NUMERICAL INVESTIGATION ON THE SHEAR BEHAVIOUR OF CARBON FIBER REINFORCED POLYMERS SHEETS STRENGTHENED RECYCLED AGGREGATE REINFORCED CONCRETE BEAMS WITH RECTANGULAR OPENINGS NEAR SUPPORT

Abstract

The increasing demand for sustainable construction materials has prompted a shift towards recycled aggregates in concrete production, offering environmental benefits and natural aggregate resource conservation. However, the incorporation of recycled aggregates poses challenges in mechanical properties, especially in shear-sensitive elements like beams. In order to increase the shear capacity of recycled aggregate concrete (RAC) beams—which is important in situations where rectangular holes are necessary for utilities and other critical services—carbon fiber reinforced polymer (CFRP) strengthening techniques are investigated.

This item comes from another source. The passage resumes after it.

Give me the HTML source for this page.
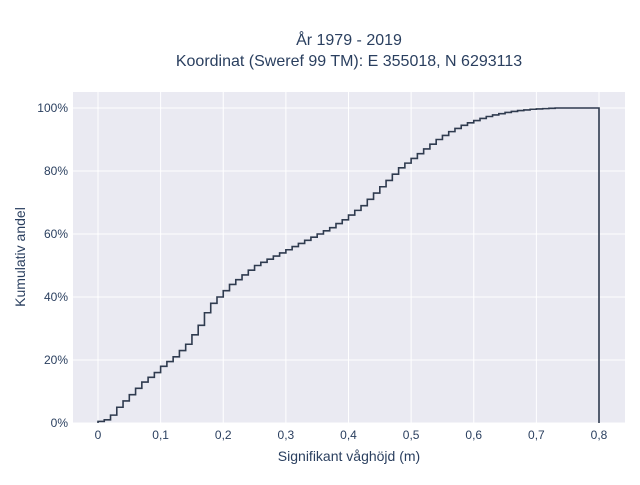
<!DOCTYPE html>
<html><head><meta charset="utf-8">
<style>
html,body{margin:0;padding:0;background:#fff;}
svg text{font-family:"Liberation Sans",sans-serif;fill:#2a3f5f;}
</style></head>
<body>
<svg id="chart" width="640" height="480" xmlns="http://www.w3.org/2000/svg">
<rect x="0" y="0" width="640" height="480" fill="#fff"/>
<text x="349" y="45" text-anchor="middle" font-size="16">År 1979 - 2019</text>
<text x="349" y="66" text-anchor="middle" font-size="16">Koordinat (Sweref 99 TM): E 355018, N 6293113</text>
<rect x="73" y="92" width="552" height="331" fill="#eaeaf2"/>
<g id="grid"></g>
<g id="ticks"></g>
<path id="line" fill="none" stroke="#2f3b4f" stroke-width="1.6"/>
<text x="349" y="461" text-anchor="middle" font-size="14">Signifikant våghöjd (m)</text>
<text transform="translate(25,257) rotate(-90)" text-anchor="middle" font-size="14">Kumulativ andel</text>
</svg>
<script>
const xTicks = [0,0.1,0.2,0.3,0.4,0.5,0.6,0.7,0.8];
const xTickLabels = ["0","0,1","0,2","0,3","0,4","0,5","0,6","0,7","0,8"];
const yTicks = [0,20,40,60,80,100];
const yTickLabels = ["0%","20%","40%","60%","80%","100%"];
const binStep = 0.01;
const cumValues = [0.5,1,2.5,5,7,9,11,13,14.5,16,18,19.5,21,23,25,28,31,35,38,40,42,44,45.5,47,48.5,50,51,52,53,54,55,56,57,58,59,60,61,62,63.3,64.5,66,67.5,69,71,73,75,77,79,81,82.5,84,85.5,87,88.5,90,91.3,92.5,93.5,94.5,95.3,96,96.7,97.3,97.8,98.2,98.6,98.9,99.2,99.4,99.6,99.7,99.8,99.9,100,100,100,100,100,100,100];

const NS="http://www.w3.org/2000/svg";
function xs(v){return 98+v*(599-98)/0.8;}
function ys(p){return 423-p*(423-108)/100;}
const grid=document.getElementById('grid'), ticks=document.getElementById('ticks');
xTicks.forEach((t,i)=>{
  const l=document.createElementNS(NS,'line');
  
  
  l.setAttribute('x1',xs(t));l.setAttribute('x2',xs(t));l.setAttribute('y1',92);l.setAttribute('y2',423);
  l.setAttribute('stroke','#fff');l.setAttribute('stroke-width','1');
  grid.appendChild(l);
  const tx=document.createElementNS(NS,'text');
  
  
  tx.setAttribute('x',xs(t));tx.setAttribute('y',439);tx.setAttribute('text-anchor','middle');tx.setAttribute('font-size','12');
  tx.textContent=xTickLabels[i];ticks.appendChild(tx);
});
yTicks.forEach((t,i)=>{
  const l=document.createElementNS(NS,'line');
  
  
  l.setAttribute('x1',73);l.setAttribute('x2',625);l.setAttribute('y1',ys(t));l.setAttribute('y2',ys(t));
  l.setAttribute('stroke','#fff');l.setAttribute('stroke-width','1');
  grid.appendChild(l);
  const tx=document.createElementNS(NS,'text');
  
  
  tx.setAttribute('x',68);tx.setAttribute('y',ys(t)+4);tx.setAttribute('text-anchor','end');tx.setAttribute('font-size','12');
  tx.textContent=yTickLabels[i];ticks.appendChild(tx);
});
let d='M'+xs(0)+','+ys(0);
cumValues.forEach((v,i)=>{
  const x0=xs(i*binStep), x1=xs((i+1)*binStep);
  d+=' L'+x0+','+ys(v)+' L'+x1+','+ys(v);
});
d+=' L'+xs(cumValues.length*binStep)+','+ys(0);
document.getElementById('line').setAttribute('d',d);
</script>
</body></html>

This study employs finite element analysis (FEA) to replicate the behavior of RAC beams with rectangular holes that have been strengthened with CFRP under static loading circumstances. Validation against experimental data ensures model accuracy. The effects of key parameters such as opening size and location, CFRP layering, and recycled aggregate replacement ratios on the shear behavior are systematically investigated. The finite element analysis (FEA) was compared to a control beam; the shear capacity of RC beams was found to be reduced by up to 32.23% when significant apertures were added. Results reveal that CFRP strengthening improves shear capacity by 21% to 31%, with beams exhibiting 90% to 95% of the failure load of solid counterparts for specified opening sizes. Additionally, reducing recycled aggregate content from 100% to 30% increases load resistance by 25%. Furthermore, the influence of various parameters on the shear response, including failure modes, load-deflection behavior and load strain curves are analyzed and discussed. These findings contribute valuable insights into enhancing the structural performance of sustainable concrete elements, guiding design and retrofitting strategies for RAC structures subject to shear loading and openings.